For years, Democrats have claimed that healthcare is a “right,” a notion I have generally embraced. But it’s a political right in a society that can afford it, not a moral right. There is no inalienable right to dental coverage.
The movement for ever-expanding rights is increasingly unpersuasive to many Americans when it is disconnected from wrongs—from tangible signs of abuse and discrimination.
Pricing sick people out of insurance coverage is abuse. It will make them go to the doctor less often, meaning less early detection and more early death.
And discrimination against sick people is as morally wrong as discrimination against people because of the color of their skin. High-risk pools are American Sowetos in a system of medical apartheid.
If Democrats can make this about discrimination against millions of Americans, they will crystallize the issue and re-take the Congress in 2018.
The latest betting is that the new version of Trumpcare—which would, like the old bill, throw 24 million Americans off health insurance— will fall short. The old plan was supported by a paltry 17 percent of the public before it was withdrawn in March and this one is harsher and more hypocritical. It’s especially hard on those age 40 to 65—many of them Trump voters—who can now be charged premiums five times as high as those of younger people, instead of the three-to-one ratio in the earlier GOP bill. We’re told none of this augers well for passage.
I’m not so sure. The White House and GOP-controlled Congress desperately need a win to show the conservative base they can deliver. They also need the money saved from throwing millions off of coverage to help fund their tax cuts for the wealthy.
Few have noticed that the fate of tax reform—the only thing that unites the whole GOP— is tied up with that of Trumpcare.
In the House, where the deal with the Freedom Caucus has given the bill new life, some moderates may now defect. But others—like Rep. Rodney Frelinghuysen, chairman of the House Appropriations Committee and thus influential with colleagues—have moved from opposition back toward support.
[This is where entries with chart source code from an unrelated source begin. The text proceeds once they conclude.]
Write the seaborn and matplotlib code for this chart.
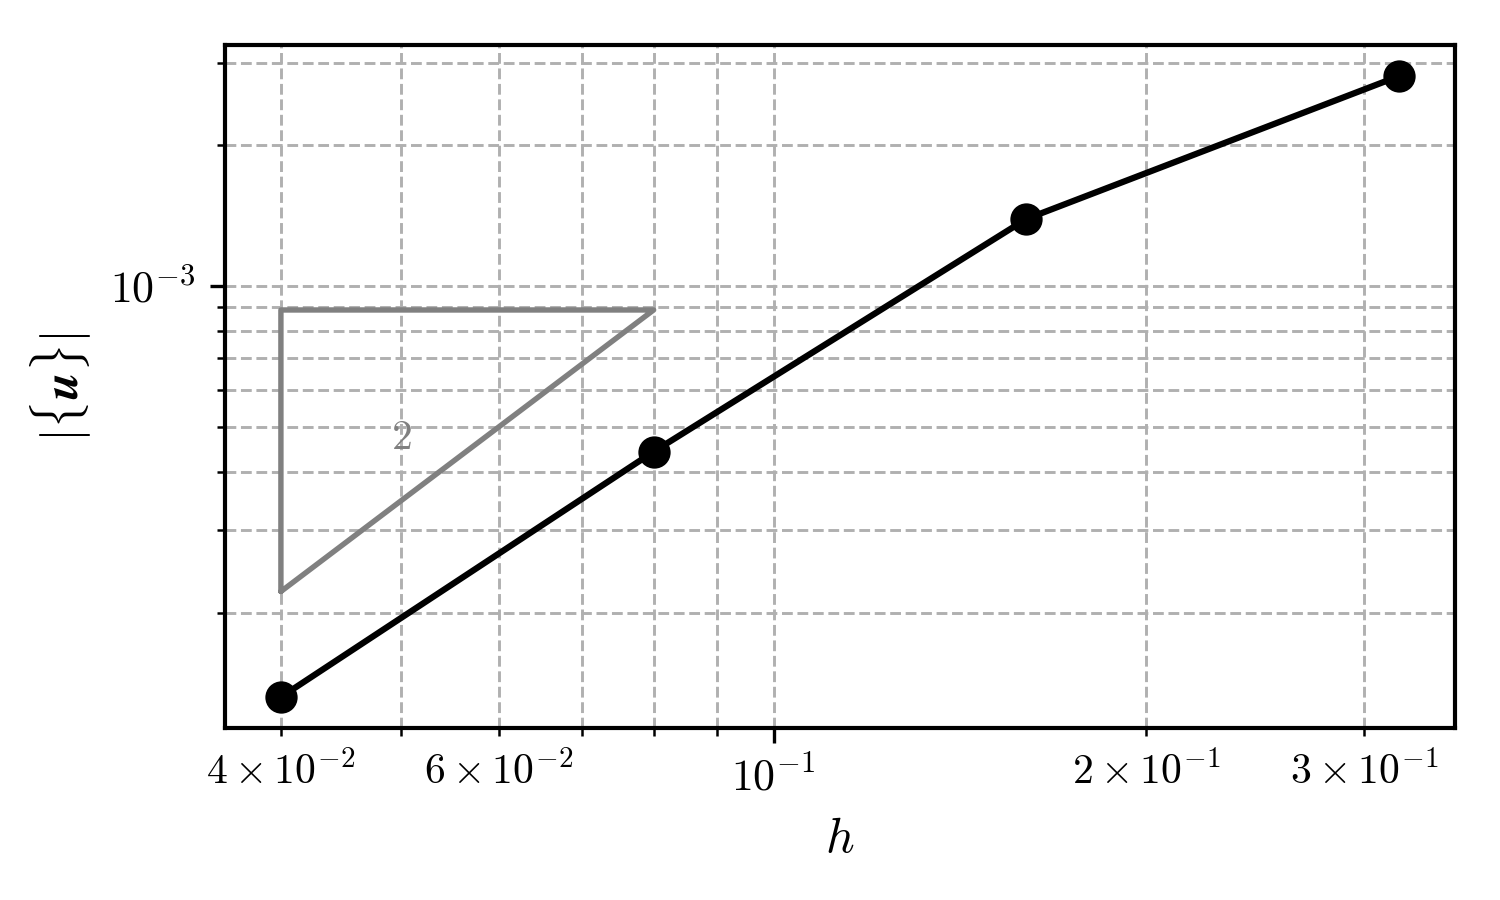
import numpy as np
import pandas as pd
import matplotlib
matplotlib.use("Agg")
import matplotlib.pyplot as plt
import seaborn as sns

# mesh size and error norm
h = [0.04, 0.08, 0.16, 0.32]
err = [1.32e-4, 4.42e-4, 1.39e-3, 2.81e-3]

# slope triangle (order 2)
tri_h = [0.04, 0.08, 0.04, 0.04]
tri_err = [2.22e-4, 8.88e-4, 8.88e-4, 2.22e-4]
tri_label = "2"
tri_label_pos = (0.05, 4.73e-4)

sns.set_style("ticks")
plt.rcParams['font.family'] = 'serif'
plt.rcParams['font.serif'] = ['cmr10', 'DejaVu Serif']
plt.rcParams['mathtext.fontset'] = 'cm'
plt.rcParams['axes.formatter.use_mathtext'] = True
plt.rcParams['axes.unicode_minus'] = False
for k in ['text.color', 'axes.labelcolor', 'axes.edgecolor', 'xtick.color', 'ytick.color']:
    plt.rcParams[k] = 'black'

df = pd.DataFrame({"h": h, "err": err})

fig, ax = plt.subplots(figsize=(5, 3), dpi=300)
sns.lineplot(data=df, x="h", y="err", marker="o", color="k", markersize=7,
             markeredgecolor="k", linewidth=1.5, ax=ax)
ax.plot(tri_h, tri_err, color="gray", linewidth=1.3)
ax.text(tri_label_pos[0], tri_label_pos[1], "$" + tri_label + "$", color="gray",
        fontsize=10, ha="center", va="center")

ax.set_xscale("log")
ax.set_yscale("log")
ax.grid(True, which="both", linestyle="--", color="#b0b0b0", linewidth=0.7)
ax.set_xlabel("$h$", fontsize=12)
ax.set_ylabel(r"$|\{\boldsymbol{u}\}|$", fontsize=12)
ax.tick_params(labelsize=10.5)
for s in ax.spines.values():
    s.set_linewidth(1.0)

fig.subplots_adjust(left=0.15, right=0.97, top=0.95, bottom=0.191)
fig.savefig("out.png", dpi=300)
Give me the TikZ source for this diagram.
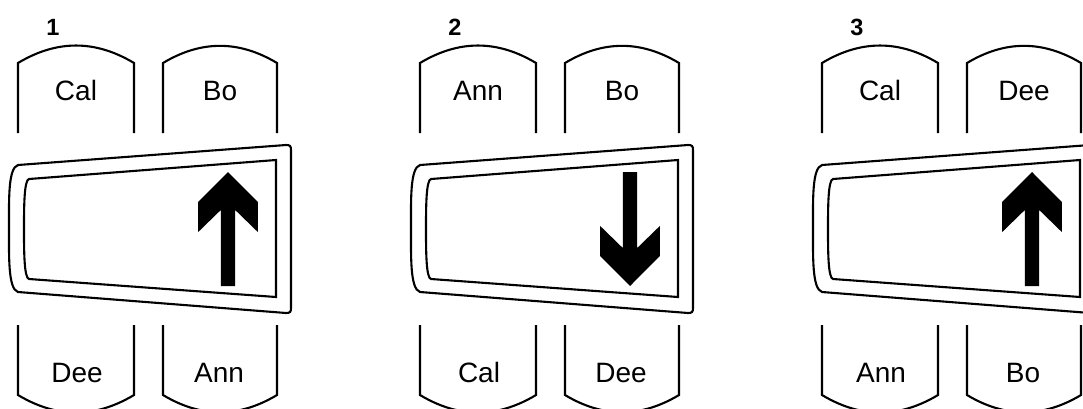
\documentclass[tikz,border=0pt]{standalone}
\usepackage{fontspec}
\setmainfont{Liberation Sans}
\begin{document}
\begin{tikzpicture}[x=1pt, y=-1pt, line width=2.1pt,
    person/.style={font=\fontsize{28}{30}\selectfont, anchor=base, inner sep=0},
    num/.style={font=\fontsize{23.5}{25}\selectfont\bfseries, anchor=base, inner sep=0}]
\useasboundingbox (0,0) rectangle (1083,408);
\clip (0,0) rectangle (1083,408);
\foreach \p/\x/\tl/\tr/\bl/\br/\s in {1/0/Cal/Bo/Dee/Ann/1, 2/402/Ann/Bo/Cal/Dee/-1, 3/804/Cal/Dee/Ann/Bo/1}{
\begin{scope}[xshift=\x]
\node[num] (num\p) at (53,35) {\p};
% seats
\foreach \a/\b in {18/134, 163/277}{
    \draw (\a,133) -- (\a,63) to[bend left=31] (\b,63) -- (\b,133);
    \draw (\a,325) -- (\a,395) to[bend right=31] (\b,395) -- (\b,325);
}
\node[person] (tl\p) at (76,100) {\tl};
\node[person] (tr\p) at (220,100) {\tr};
\node[person] (bl\p) at (77,382) {\bl};
\node[person] (br\p) at (219,382) {\br};
% display
\draw (18,165) -- (286,145) .. controls (290,145) and (291,146) .. (291,150) -- (291,308) .. controls (291,312) and (290,313) .. (286,313) -- (18,292) .. controls (8,289) and (9,256) .. (9,228) .. controls (9,200) and (8,168) .. (18,165) -- cycle;
\draw (29,179) -- (276,160) -- (276,297) -- (29,279) .. controls (24,278) and (24,250) .. (24,229) .. controls (24,208) and (24,180) .. (29,179) -- cycle;
\fill[shift={(228,229)}, yscale=\s] (0,-57) -- (29.8,-27) -- (29.8,3) -- (7.2,-19) -- (7.2,57) -- (-7.2,57) -- (-7.2,-19) -- (-29.8,3) -- (-29.8,-27) -- cycle;
\end{scope}
}
\end{tikzpicture}
\end{document}
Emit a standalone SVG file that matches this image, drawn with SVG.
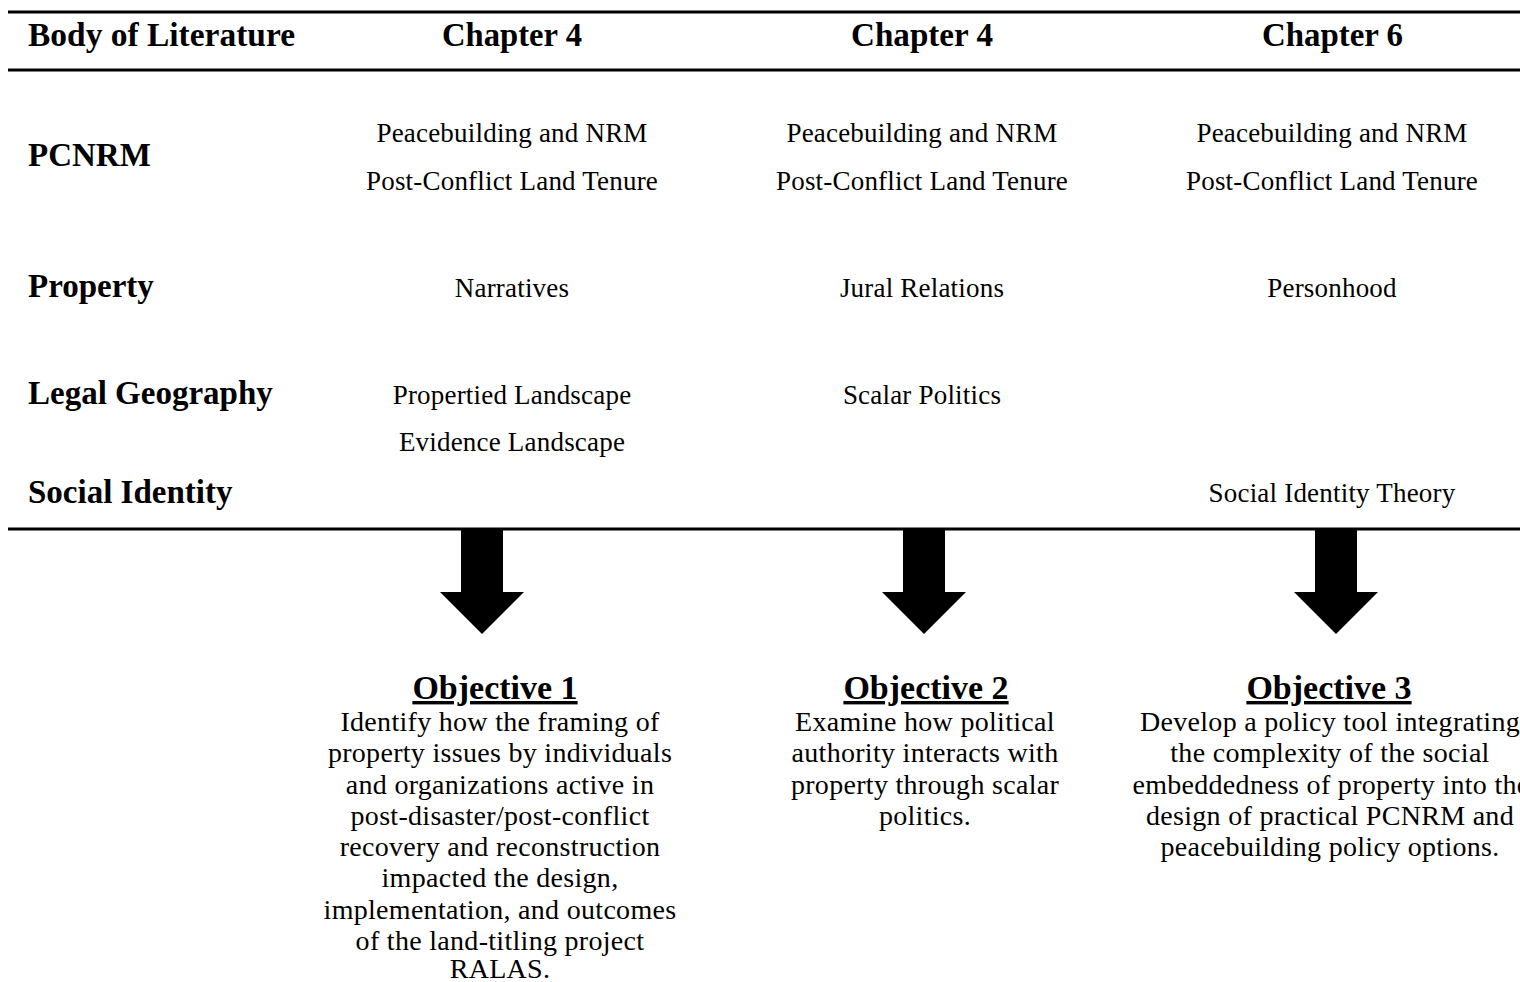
<svg xmlns="http://www.w3.org/2000/svg" width="1520" height="982" viewBox="0 0 1520 982">
  <style>
    .hdr { font-family: "Liberation Serif", "DejaVu Serif", serif; font-weight: bold; font-size: 34px; fill: #000; }
    .lbl { font-family: "Liberation Serif", "DejaVu Serif", serif; font-weight: bold; font-size: 33px; fill: #000; }
    .cell { font-family: "Liberation Serif", "DejaVu Serif", serif; font-size: 27px; letter-spacing: 0.2px; fill: #000; text-anchor: middle; }
    .objt { font-family: "Liberation Serif", "DejaVu Serif", serif; font-weight: bold; font-size: 34px; fill: #000; text-anchor: middle; text-decoration: underline; }
    .objb { font-family: "Liberation Serif", "DejaVu Serif", serif; font-size: 28px; letter-spacing: 0.3px; fill: #000; text-anchor: middle; }
    .rule { stroke: #000; stroke-width: 3; }
    .arrow { fill: #000; }
  </style>
  <rect width="1520" height="982" fill="#fff"/>

  <g id="rules">
    <line class="rule" x1="8" y1="12" x2="1520" y2="12"/>
    <line class="rule" x1="8" y1="70" x2="1520" y2="70"/>
    <line class="rule" x1="8" y1="529" x2="1520" y2="529"/>
  </g>

  <g id="header">
    <text class="hdr" x="28" y="46" textLength="267" lengthAdjust="spacingAndGlyphs">Body of Literature</text>
    <text class="hdr" x="442" y="46" textLength="140" lengthAdjust="spacingAndGlyphs">Chapter 4</text>
    <text class="hdr" x="851" y="46" textLength="142" lengthAdjust="spacingAndGlyphs">Chapter 4</text>
    <text class="hdr" x="1262" y="46" textLength="141" lengthAdjust="spacingAndGlyphs">Chapter 6</text>
  </g>

  <g id="row-pcnrm">
    <text class="lbl" x="28" y="166">PCNRM</text>
    <g id="pcnrm-ch4a">
      <text class="cell" x="512" y="142">Peacebuilding and NRM</text>
      <text class="cell" x="512" y="190">Post-Conflict Land Tenure</text>
    </g>
    <g id="pcnrm-ch4b">
      <text class="cell" x="922" y="142">Peacebuilding and NRM</text>
      <text class="cell" x="922" y="190">Post-Conflict Land Tenure</text>
    </g>
    <g id="pcnrm-ch6">
      <text class="cell" x="1332" y="142">Peacebuilding and NRM</text>
      <text class="cell" x="1332" y="190">Post-Conflict Land Tenure</text>
    </g>
  </g>

  <g id="row-property">
    <text class="lbl" x="28" y="297">Property</text>
    <text id="property-ch4a" class="cell" x="512" y="297">Narratives</text>
    <text id="property-ch4b" class="cell" x="922" y="297">Jural Relations</text>
    <text id="property-ch6" class="cell" x="1332" y="297">Personhood</text>
  </g>

  <g id="row-legal">
    <text class="lbl" x="28" y="404">Legal Geography</text>
    <g id="legal-ch4a">
      <text class="cell" x="512" y="404">Propertied Landscape</text>
      <text class="cell" x="512" y="451">Evidence Landscape</text>
    </g>
    <text id="legal-ch4b" class="cell" x="922" y="404">Scalar Politics</text>
  </g>

  <g id="row-social">
    <text class="lbl" x="28" y="503">Social Identity</text>
    <text id="social-ch6" class="cell" x="1332" y="502">Social Identity Theory</text>
  </g>

  <g id="connectors">
    <polygon class="arrow" points="461,529 503,529 503,592 524,592 482,634 440,592 461,592"/>
    <polygon class="arrow" points="903,529 945,529 945,592 966,592 924,634 882,592 903,592"/>
    <polygon class="arrow" points="1315,529 1357,529 1357,592 1378,592 1336,634 1294,592 1315,592"/>
  </g>

  <g id="objective-1">
    <text class="objt" x="495" y="699">Objective 1</text>
    <text class="objb" x="500" y="731">Identify how the framing of</text>
    <text class="objb" x="500" y="762">property issues by individuals</text>
    <text class="objb" x="500" y="793.5">and organizations active in</text>
    <text class="objb" x="500" y="825">post-disaster/post-conflict</text>
    <text class="objb" x="500" y="856">recovery and reconstruction</text>
    <text class="objb" x="500" y="887">impacted the design,</text>
    <text class="objb" x="500" y="918.5">implementation, and outcomes</text>
    <text class="objb" x="500" y="949.5">of the land-titling project</text>
    <text class="objb" x="500" y="978">RALAS.</text>
  </g>

  <g id="objective-2">
    <text class="objt" x="926" y="699">Objective 2</text>
    <text class="objb" x="925" y="731">Examine how political</text>
    <text class="objb" x="925" y="762">authority interacts with</text>
    <text class="objb" x="925" y="793.5">property through scalar</text>
    <text class="objb" x="925" y="825">politics.</text>
  </g>

  <g id="objective-3">
    <text class="objt" x="1329" y="699">Objective 3</text>
    <text class="objb" x="1330" y="731">Develop a policy tool integrating</text>
    <text class="objb" x="1330" y="762">the complexity of the social</text>
    <text class="objb" x="1331" y="793.5">embeddedness of property into the</text>
    <text class="objb" x="1330" y="825">design of practical PCNRM and</text>
    <text class="objb" x="1330" y="856">peacebuilding policy options.</text>
  </g>
</svg>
It’s widely assumed that the Senate wouldn’t back the House version. But that hardly kills the bill. The momentum created by House passage might well force the Republican-controlled Senate to produce some kind of legislation. A handpicked House-Senate conference committee would then likely compromise on a final version that would, without question, be worse for those with preexisting conditions than the status quo.
According to his father, little Billy Kimmel looks like he’s going to be OK. But the future of his health insurance is in doubt. The same goes for the rest of us who have faced health challenges at some point in our lives.